DTS and YWAM is not only about a 6 month journey, it’s about the rest of your life. 7 years in YWAM has taught me lessons I will not forget, here are 5 of them…

1. God doesn’t want me to do things for Him, but with Him. I’m an Achiever, I can’t help but get things done efficiently and effectively. I hate wasting time and slowing down. The downside of this is that I often find myself performing and trying to work for God to try and please Him. What I’ve learned is that my performance doesn’t please God, but rather my heart, willingness and obedience. God desires to be in relationship with me and wants to do life with me, rather than me trying to perform or succeed on my own.

2. Every problem in the world is a relationship problem. I heard this during a DTS and at first I wasn’t sure if I agreed, but the more I thought about it, the more I agreed. Whether it’s conflict and brokenness between friends, family members, co-workers, strangers, or God, I could trace all problems I faced back to relationships. I realized how important they were and how I often neglected them or put other things before them. I saw how much emphasis God puts on relationships and began to realign my thinking with His.

3. Life is rarely ideal, but richer than I could ever imagine. I’m an American and love adventure, so the thought of living in Australia and doing Missions sounded blissfully ideal at age 24. I can assure you that my time on DTS or anytime in YWAM after was far from ideal. The idea of life with no conflicts, adversity or boredom sounds attractive. So many times, I have found myself saying, ‘if only…then I would be happy.’ As I look back on the last 7 years in YWAM, it was rarely ideal, but it far richer than I could have ever imagined. It was quite commonly the challenges and ‘less than ideal’ situations that made it rich.

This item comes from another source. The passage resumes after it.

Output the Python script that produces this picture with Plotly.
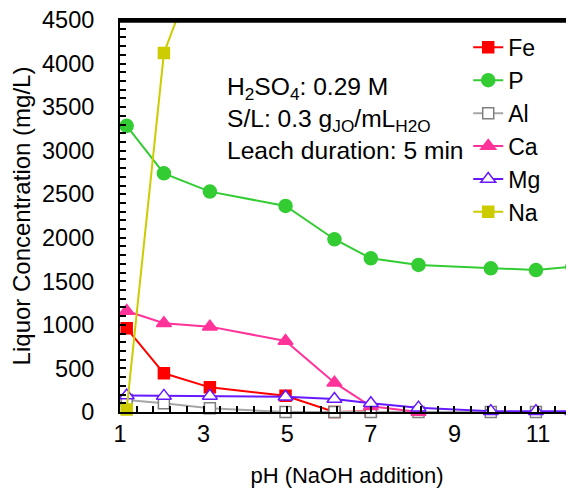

4. God has grace for everything I go through but I must choose it. I’m not naturally adaptable. A changing schedule is a part everyday life when traveling overseas, so I needed to find a healthy way to cope with change to avoid a mental meltdown. One of the big stressors for me in change is that I’m not prepared for it because don’t see it coming. One day I realized that even though I didn’t see the change coming, God did and He let it happen, so I could trust He gives me the grace to walk through those unexpected changes. Whether I approached the situation stressed or at peace, I was going to have to face reality. My choice was simple: walk through kicking and screaming, wishing life was different or trust He has grace for me and choose to receive it.

5. If I want to find my life, I must lose it first. Jesus repeats this throughout the Gospels, but how many of us, even Christians take it seriously? I went to the jungle of Indonesia 5 years ago. One day, the children came, took us by the hand and paraded us through town, singing songs and walking us to a ‘swim hole.’ When we arrived, the hole looked more like mud hole than a place to swim. Immediately the kids began to strip their clothes and jump in. They emphatically motioned for us to join. I was disgusted by the mud water, but I couldn’t walk away and disappoint them. In the moment, it felt like my dry clothes were the last thing left, the last form of ‘comfort.’ I had surrendered my schedule, friends, sleeping arrangements, Christmas, and finances, but was I willing to give up and surrender again? I jumped in, saying ‘Jesus you have my whole life’ in my heart. Swimming and splashing around, I felt pure joy come over me. I had surrendered my whole life and found the freedom and life I was searching for.